### Direction
In the listing below, locate the line with "What TikZ code" and the line with "(0,0) rectangle (968,829);", then output both and everything between them exactly, minus any pictures.

Charts and diagrams as code:
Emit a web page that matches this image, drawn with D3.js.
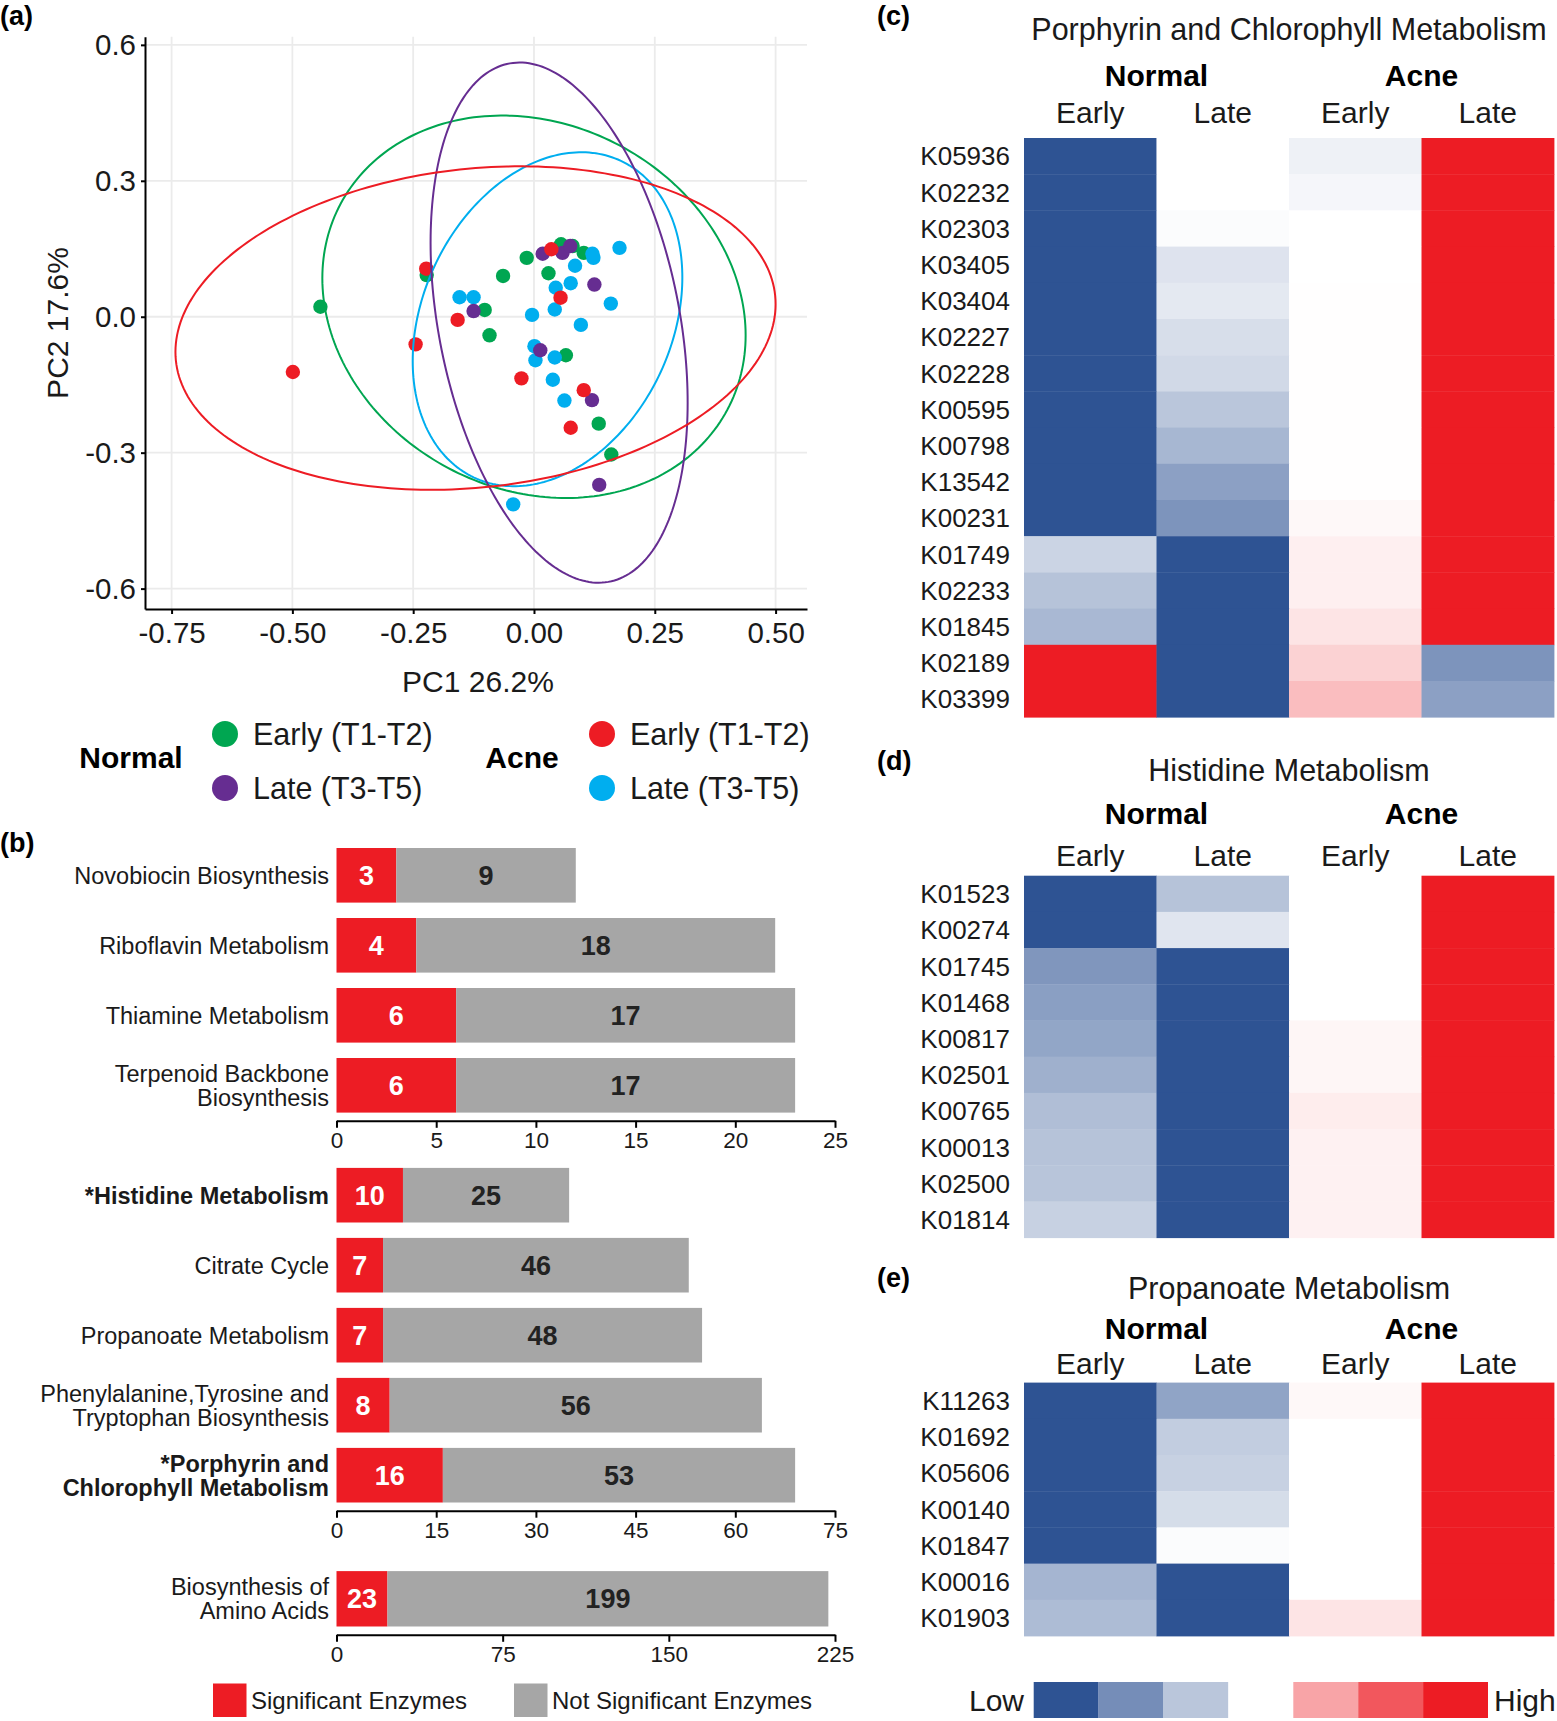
<!DOCTYPE html>
<html><head><meta charset="utf-8">
<script src="https://cdn.jsdelivr.net/npm/d3@7"></script>
<style>
body{margin:0;background:#fff;}
svg{display:block;font-family:"Liberation Sans",Arial,Helvetica,sans-serif;}
</style></head><body>
<svg id="fig" width="1557" height="1721"></svg>
<script>
// ================= DATA =================
// (a) PCA scores [PC1, PC2]
const pcaNormalEarly = [[-0.442,0.022],[-0.222,0.092],[-0.064,0.090],[-0.015,0.130],[0.030,0.096],[-0.102,0.015],[-0.092,-0.041],[0.056,0.160],[0.080,0.156],[0.103,0.141],[0.066,-0.085],[0.134,-0.236],[0.160,-0.304]];
const pcaNormalLate = [[-0.125,0.0125],[0.018,0.139],[0.059,0.141],[0.075,0.156],[0.125,0.071],[0.013,-0.074],[0.120,-0.184],[0.135,-0.371]];
const pcaAcneLate = [[-0.154,0.043],[-0.125,0.043],[-0.004,0.004],[0.043,0.016],[0.045,0.064],[0.076,0.074],[0.085,0.1125],[0.121,0.139],[0.123,0.130],[0.177,0.152],[0.159,0.029],[0.097,-0.018],[0.001,-0.065],[0.003,-0.096],[0.043,-0.090],[0.039,-0.139],[0.063,-0.185],[-0.043,-0.414]];
const pcaAcneEarly = [[-0.499,-0.122],[-0.223,0.106],[-0.158,-0.007],[-0.245,-0.061],[0.036,0.149],[0.055,0.042],[-0.026,-0.136],[0.103,-0.162],[0.076,-0.245]];
// confidence ellipses: [centre PC1, centre PC2, half-extent PC1, half-extent PC2, phase deg]
const ellNormalEarly = [0.000, 0.022, 0.438, 0.422, 98.6];
const ellNormalLate  = [0.052, -0.013, 0.266, 0.574, 107.9];
const ellAcneEarly   = [-0.121, -0.025, 0.621, 0.357, 81.5];
const ellAcneLate    = [0.028, -0.0055, 0.279, 0.3685, 75.5];
const pcaXTicks = [-0.75,-0.5,-0.25,0,0.25,0.5];
const pcaYTicks = [-0.6,-0.3,0,0.3,0.6];
const groupLabels = ["Early (T1-T2)","Late (T3-T5)"];

// (b) enzyme counts
const bar1Cats = ["Novobiocin Biosynthesis","Riboflavin Metabolism","Thiamine Metabolism","Terpenoid Backbone\nBiosynthesis"];
const bar1Sig = [3,4,6,6];
const bar1NotSig = [9,18,17,17];
const bar1Ticks = [0,5,10,15,20,25];
const bar2Cats = ["*Histidine Metabolism","Citrate Cycle","Propanoate Metabolism","Phenylalanine,Tyrosine and\nTryptophan Biosynthesis","*Porphyrin and\nChlorophyll Metabolism"];
const bar2Sig = [10,7,7,8,16];
const bar2NotSig = [25,46,48,56,53];
const bar2Ticks = [0,15,30,45,60,75];
const bar3Cats = ["Biosynthesis of\nAmino Acids"];
const bar3Sig = [23];
const bar3NotSig = [199];
const bar3Ticks = [0,75,150,225];

// (c)-(e) heatmaps; columns: Normal Early, Normal Late, Acne Early, Acne Late; -1 low ... 1 high
const hmCols = ["NE","NL","AE","AL"];
const hmSubLabels = ["Early","Late","Early","Late"];
const porphyrinGenes = ["K05936","K02232","K02303","K03405","K03404","K02227","K02228","K00595","K00798","K13542","K00231","K01749","K02233","K01845","K02189","K03399"];
const porphyrinValues = [
 [-1,0,-0.08,1],[-1,0,-0.05,1],[-1,-0.02,0,1],[-1,-0.16,0,1],[-1,-0.13,0.005,1],[-1,-0.19,0.005,1],
 [-1,-0.22,0.005,1],[-1,-0.33,0.005,1],[-1,-0.42,0.005,1],[-1,-0.55,0.005,1],[-1,-0.62,0.03,1],
 [-0.25,-1,0.07,1],[-0.35,-1,0.07,1],[-0.41,-1,0.12,1],[1,-1,0.2,-0.62],[1,-1,0.29,-0.55]];
const histidineGenes = ["K01523","K00274","K01745","K01468","K00817","K02501","K00765","K00013","K02500","K01814"];
const histidineValues = [
 [-1,-0.35,0,1],[-1,-0.15,0,1],[-0.61,-1,0,1],[-0.56,-1,0,1],[-0.52,-1,0.04,1],
 [-0.46,-1,0.04,1],[-0.38,-1,0.08,1],[-0.35,-1,0.06,1],[-0.34,-1,0.06,1],[-0.27,-1,0.06,1]];
const propanoateGenes = ["K11263","K01692","K05606","K00140","K01847","K00016","K01903"];
const propanoateValues = [
 [-1,-0.53,0.03,1],[-1,-0.29,0,1],[-1,-0.27,0,1],[-1,-0.2,0,1],[-1,-0.02,0,1],[-0.43,-1,0,1],[-0.39,-1,0.12,1]];
const legendSteps = [-1,-0.66,-0.33,0,0.4,0.74,1];

// ================= DRAWING =================
const C = {green:"#00A651", purple:"#662D91", red:"#ED1C24", blue:"#00AEEF", gray:"#A6A6A6", dblue:"#2E5393"};
const svg = d3.select("#fig");
const ink = "#1a1a1a";

function panelLabel(t,x,y){ svg.append("text").attr("x",x).attr("y",y).attr("font-size",27).attr("font-weight","bold").attr("fill","#000").text(t); }
panelLabel("(a)",0,25); panelLabel("(b)",0,852); panelLabel("(c)",877,25); panelLabel("(d)",877,770); panelLabel("(e)",877,1287);

// ---------- (a) PCA ----------
const xP = d3.scaleLinear().domain([-0.805,0.565]).range([145,807]);
const yP = d3.scaleLinear().domain([-0.645,0.618]).range([609,36.7]);
const gA = svg.append("g");
gA.selectAll(".gx").data(pcaXTicks).join("line").attr("x1",d=>xP(d)).attr("x2",d=>xP(d))
  .attr("y1",yP.range()[1]).attr("y2",yP.range()[0]).attr("stroke","#EBEBEB").attr("stroke-width",1.8);
gA.selectAll(".gy").data(pcaYTicks).join("line").attr("y1",d=>yP(d)).attr("y2",d=>yP(d))
  .attr("x1",xP.range()[0]).attr("x2",xP.range()[1]).attr("stroke","#EBEBEB").attr("stroke-width",1.8);

const pcaGroups = [
  {pts:pcaNormalEarly, ell:ellNormalEarly, col:C.green},
  {pts:pcaAcneLate, ell:ellAcneLate, col:C.blue},
  {pts:pcaNormalLate, ell:ellNormalLate, col:C.purple},
  {pts:pcaAcneEarly, ell:ellAcneEarly, col:C.red}
];
pcaGroups.forEach(g=>{
  gA.append("g").selectAll("circle").data(g.pts).join("circle")
    .attr("cx",d=>xP(d[0])).attr("cy",d=>yP(d[1])).attr("r",7.2).attr("fill",g.col);
});
const ellLine = d3.line().x(d=>xP(d[0])).y(d=>yP(d[1])).curve(d3.curveLinearClosed);
function ellipsePts(p){
  const [cx,cy,A,B,ph]=p; const phi=ph*Math.PI/180;
  return d3.range(0,360,1.5).map(t=>{const r=t*Math.PI/180; return [cx+A*Math.cos(r), cy+B*Math.cos(r-phi)];});
}
pcaGroups.forEach(g=>{
  gA.append("path").attr("d",ellLine(ellipsePts(g.ell))).attr("fill","none").attr("stroke",g.col).attr("stroke-width",2);
});
function styleAxis(sel,fs){
  sel.attr("font-family",null).attr("font-size",null);
  sel.select(".domain").attr("stroke","#000").attr("stroke-width",2);
  sel.selectAll(".tick line").attr("stroke","#000").attr("stroke-width",2);
  sel.selectAll(".tick text").attr("fill",ink).attr("font-size",fs);
}
gA.append("g").attr("transform","translate(0,609)")
  .call(d3.axisBottom(xP).tickValues(pcaXTicks).tickFormat(d=>d.toFixed(2)).tickSize(5).tickPadding(8).tickSizeOuter(0))
  .call(s=>styleAxis(s,29.5));
gA.append("g").attr("transform","translate(145,0)")
  .call(d3.axisLeft(yP).tickValues(pcaYTicks).tickFormat(d=>d.toFixed(1)).tickSize(4).tickPadding(5).tickSizeOuter(0))
  .call(s=>styleAxis(s,29.5));
gA.append("text").attr("x",478).attr("y",692).attr("text-anchor","middle").attr("font-size",30).attr("fill",ink).text("PC1 26.2%");
gA.append("text").attr("transform","translate(68,323) rotate(-90)").attr("text-anchor","middle").attr("font-size",30).attr("fill",ink).text("PC2 17.6%");

// legend (a)
const legA = svg.append("g");
[{name:"Normal",cx:131,dx:225,cols:[C.green,C.purple]},{name:"Acne",cx:522,dx:602,cols:[C.red,C.blue]}].forEach(L=>{
  legA.append("text").attr("x",L.cx).attr("y",768).attr("text-anchor","middle").attr("font-size",30).attr("font-weight","bold").attr("fill","#000").text(L.name);
  L.cols.forEach((c,i)=>{
    const cy = 734 + i*54;
    legA.append("circle").attr("cx",L.dx).attr("cy",cy).attr("r",13).attr("fill",c);
    legA.append("text").attr("x",L.dx+28).attr("y",cy+11).attr("font-size",30.5).attr("fill",ink).text(groupLabels[i]);
  });
});

// ---------- (b) stacked bars ----------
function barGroup(cats, sig, notSig, ticks, yRange){
  const g = svg.append("g");
  const x = d3.scaleLinear().domain([0,ticks[ticks.length-1]]).range([336.5,835]);
  const y = d3.scaleBand().domain(cats).range(yRange).paddingInner(0.22).paddingOuter(0.11);
  const rows = cats.map((c,i)=>({c, s:sig[i], n:notSig[i]}));
  g.selectAll(".rs").data(rows).join("rect").attr("x",x(0)).attr("y",d=>y(d.c)).attr("width",d=>x(d.s)-x(0)).attr("height",y.bandwidth()).attr("fill",C.red);
  g.selectAll(".rn").data(rows).join("rect").attr("x",d=>x(d.s)).attr("y",d=>y(d.c)).attr("width",d=>x(d.s+d.n)-x(d.s)).attr("height",y.bandwidth()).attr("fill",C.gray);
  g.selectAll(".ts").data(rows).join("text").attr("x",d=>x(d.s/2)).attr("y",d=>y(d.c)+y.bandwidth()/2+9.5)
    .attr("text-anchor","middle").attr("font-size",27).attr("font-weight","bold").attr("fill","#fff").text(d=>d.s);
  g.selectAll(".tn").data(rows).join("text").attr("x",d=>x(d.s+d.n/2)).attr("y",d=>y(d.c)+y.bandwidth()/2+9.5)
    .attr("text-anchor","middle").attr("font-size",27).attr("font-weight","bold").attr("fill","#222").text(d=>d.n);
  rows.forEach(d=>{
    const lines = d.c.split("\n"); const bold = d.c.startsWith("*");
    const yc = y(d.c)+y.bandwidth()/2;
    const t = g.append("text").attr("text-anchor","end").attr("font-size",23.5)
      .attr("font-weight",bold?"bold":"normal").attr("fill",ink);
    lines.forEach((ln,j)=>{
      t.append("tspan").attr("x",329).attr("y",yc + (j-(lines.length-1)/2)*24 + 8.5).text(ln);
    });
  });
  g.append("g").attr("transform",`translate(0,${yRange[1]+0.5})`)
    .call(d3.axisBottom(x).tickValues(ticks).tickSize(7).tickPadding(4).tickSizeOuter(0))
    .call(s=>styleAxis(s,22.5));
}
barGroup(bar1Cats,bar1Sig,bar1NotSig,bar1Ticks,[840.3,1120.3]);
barGroup(bar2Cats,bar2Sig,bar2NotSig,bar2Ticks,[1160.2,1510.2]);
barGroup(bar3Cats,bar3Sig,bar3NotSig,bar3Ticks,[1563.3,1634.3]);
// bar legend
[{x:213,c:C.red,t:"Significant Enzymes"},{x:514,c:C.gray,t:"Not Significant Enzymes"}].forEach(L=>{
  svg.append("rect").attr("x",L.x).attr("y",1683.5).attr("width",33.5).attr("height",33.5).attr("fill",L.c);
  svg.append("text").attr("x",L.x+38).attr("y",1708.5).attr("font-size",24).attr("fill",ink).text(L.t);
});

// ---------- (c)-(e) heatmaps ----------
const hmColor = d3.scaleLinear().domain([-1,0,1]).range([C.dblue,"#FFFFFF",C.red]);
const xH = d3.scaleBand().domain(hmCols).range([1024,1554]);
const ROWH = 36.2;
function heatmap(genes, values, title, yTop, titleY, grpY, subY){
  const g = svg.append("g");
  const y = d3.scaleBand().domain(genes).range([yTop, yTop+genes.length*ROWH]);
  const cells = [];
  genes.forEach((k,i)=>hmCols.forEach((c,j)=>cells.push({k,c,v:values[i][j]})));
  g.selectAll("rect").data(cells).join("rect").attr("x",d=>xH(d.c)).attr("y",d=>y(d.k))
    .attr("width",xH.bandwidth()+0.4).attr("height",y.bandwidth()+0.4).attr("fill",d=>hmColor(d.v));
  g.selectAll(".rl").data(genes).join("text").attr("x",1010).attr("y",d=>y(d)+y.bandwidth()/2+9.3)
    .attr("text-anchor","end").attr("font-size",26).attr("fill",ink).text(d=>d);
  g.append("text").attr("x",1289).attr("y",titleY).attr("text-anchor","middle").attr("font-size",30.5).attr("fill",ink).text(title);
  g.append("text").attr("x",xH("NL")).attr("y",grpY).attr("text-anchor","middle").attr("font-size",30).attr("font-weight","bold").attr("fill","#000").text("Normal");
  g.append("text").attr("x",xH("AL")).attr("y",grpY).attr("text-anchor","middle").attr("font-size",30).attr("font-weight","bold").attr("fill","#000").text("Acne");
  hmCols.forEach((c,j)=>{
    g.append("text").attr("x",xH(c)+xH.bandwidth()/2).attr("y",subY).attr("text-anchor","middle").attr("font-size",30).attr("fill",ink).text(hmSubLabels[j]);
  });
}
heatmap(porphyrinGenes, porphyrinValues, "Porphyrin and Chlorophyll Metabolism", 138, 40, 86, 123);
heatmap(histidineGenes, histidineValues, "Histidine Metabolism", 875.7, 781, 824, 866);
heatmap(propanoateGenes, propanoateValues, "Propanoate Metabolism", 1382.6, 1299, 1339, 1374);

// colour legend
const xL = d3.scaleBand().domain(d3.range(legendSteps.length)).range([1033.7,1488]);
svg.append("g").selectAll("rect").data(legendSteps).join("rect").attr("x",(d,i)=>xL(i)).attr("y",1682)
  .attr("width",xL.bandwidth()).attr("height",36).attr("fill",d=>hmColor(d));
svg.append("text").attr("x",1024).attr("y",1711).attr("text-anchor","end").attr("font-size",30).attr("fill",ink).text("Low");
svg.append("text").attr("x",1494).attr("y",1711).attr("font-size",30).attr("fill",ink).text("High");
</script>
</body></html>
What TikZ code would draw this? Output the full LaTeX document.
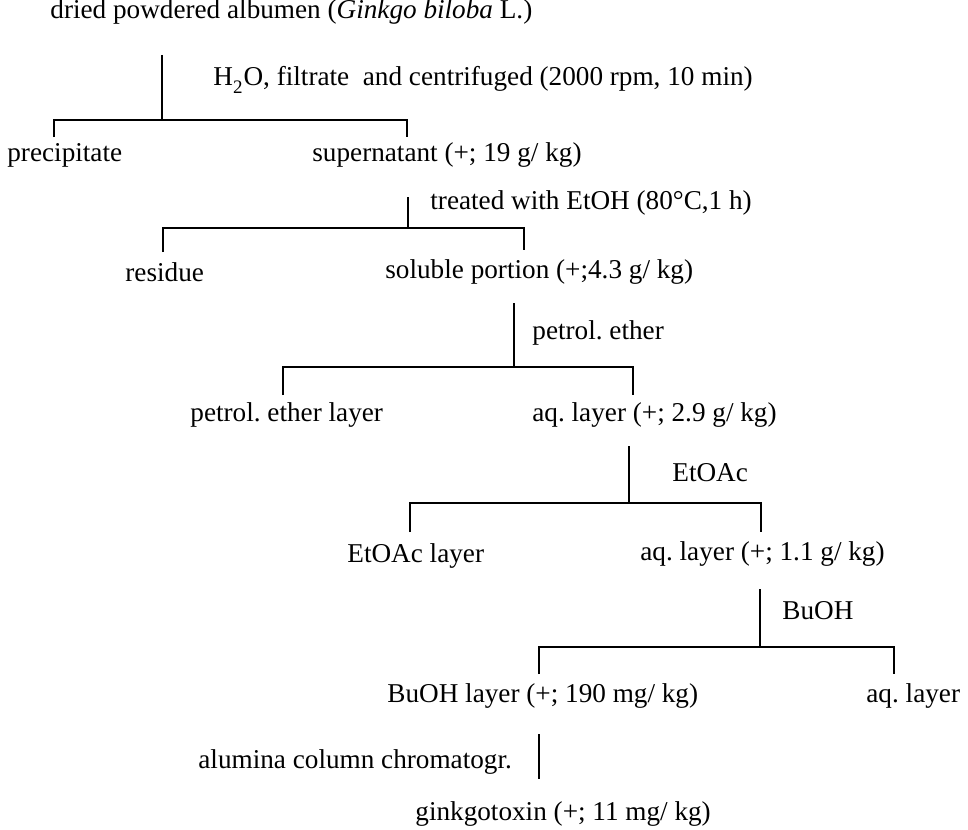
\documentclass[tikz,border=0pt]{standalone}
\usepackage{fontspec}
\setmainfont{Liberation Serif}
\frenchspacing
\begin{document}
\begin{tikzpicture}[x=0.5pt, y=-0.5pt,
    txt/.style={anchor=west, inner sep=0pt, font=\fontsize{13.6}{16}\selectfont},
    bar/.style={line width=1pt}]
    \useasboundingbox (0,0) rectangle (968,829);

    % Fractions
    \node (albumen) [txt] at (50,12) {dried powdered albumen (\textit{Ginkgo biloba} L.)};
    \node (precip) [txt] at (7,155) {precipitate};
    \node (super) [txt] at (312,155) {supernatant (+; 19 g/ kg)};
    \node (residue) [txt] at (125,272) {residue};
    \node (soluble) [txt] at (385,272) {soluble portion (+;4.3 g/ kg)};
    \node (petlayer) [txt] at (190,415) {petrol. ether layer};
    \node (aqA) [txt] at (532,415) {aq. layer (+; 2.9 g/ kg)};
    \node (etlayer) [txt] at (347,556) {EtOAc layer};
    \node (aqB) [txt] at (640,554) {aq. layer (+; 1.1 g/ kg)};
    \node (bulayer) [txt] at (387,696) {BuOH layer (+; 190 mg/ kg)};
    \node (aqC) [txt] at (866,696) {aq. layer};
    \node (toxin) [txt] at (415,814) {ginkgotoxin (+; 11 mg/ kg)};

    % Steps
    \node (water) [txt] at (213,80) {H\raisebox{-0.3ex}{\textsubscript{2}}O, filtrate \ and centrifuged (2000 rpm, 10 min)};
    \node (ethanol) [txt] at (430,203) {treated with EtOH (80°C,1 h)};
    \node (petrol) [txt] at (532,333) {petrol. ether};
    \node (etoac) [txt] at (672,473) {EtOAc};
    \node (buoh) [txt] at (782,611) {BuOH};
    \node (column) [txt] at (198,762) {alumina column chromatogr.};

    % Branch points
    \coordinate (s1) at (162,55);  \coordinate (j1) at (162,120);
    \coordinate (l1) at (54,137);  \coordinate (r1) at (407,137);
    \coordinate (s2) at (408,197); \coordinate (j2) at (408,228);
    \coordinate (l2) at (163,252); \coordinate (r2) at (524,250);
    \coordinate (s3) at (514,303); \coordinate (j3) at (514,367);
    \coordinate (l3) at (283,395); \coordinate (r3) at (633,395);
    \coordinate (s4) at (629,446); \coordinate (j4) at (629,503);
    \coordinate (l4) at (410,532); \coordinate (r4) at (761,532);
    \coordinate (s5) at (760,589); \coordinate (j5) at (760,647);
    \coordinate (l5) at (539,674); \coordinate (r5) at (894,674);
    \coordinate (s6) at (539,734); \coordinate (e6) at (539,779);

    % Lines
    \foreach \i in {1,...,5}{
        \draw[bar] (s\i) -- (j\i);
        \draw[bar] (l\i) |- (j\i) -| (r\i);
    }
    \draw[bar] (s6) -- (e6);
\end{tikzpicture}
\end{document}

### The output
What TikZ code would draw this? Output the full LaTeX document.
\documentclass[tikz,border=0pt]{standalone}
\usepackage{fontspec}
\setmainfont{Liberation Serif}
\frenchspacing
\begin{document}
\begin{tikzpicture}[x=0.5pt, y=-0.5pt,
    txt/.style={anchor=west, inner sep=0pt, font=\fontsize{13.6}{16}\selectfont},
    bar/.style={line width=1pt}]
    \useasboundingbox (0,0) rectangle (968,829);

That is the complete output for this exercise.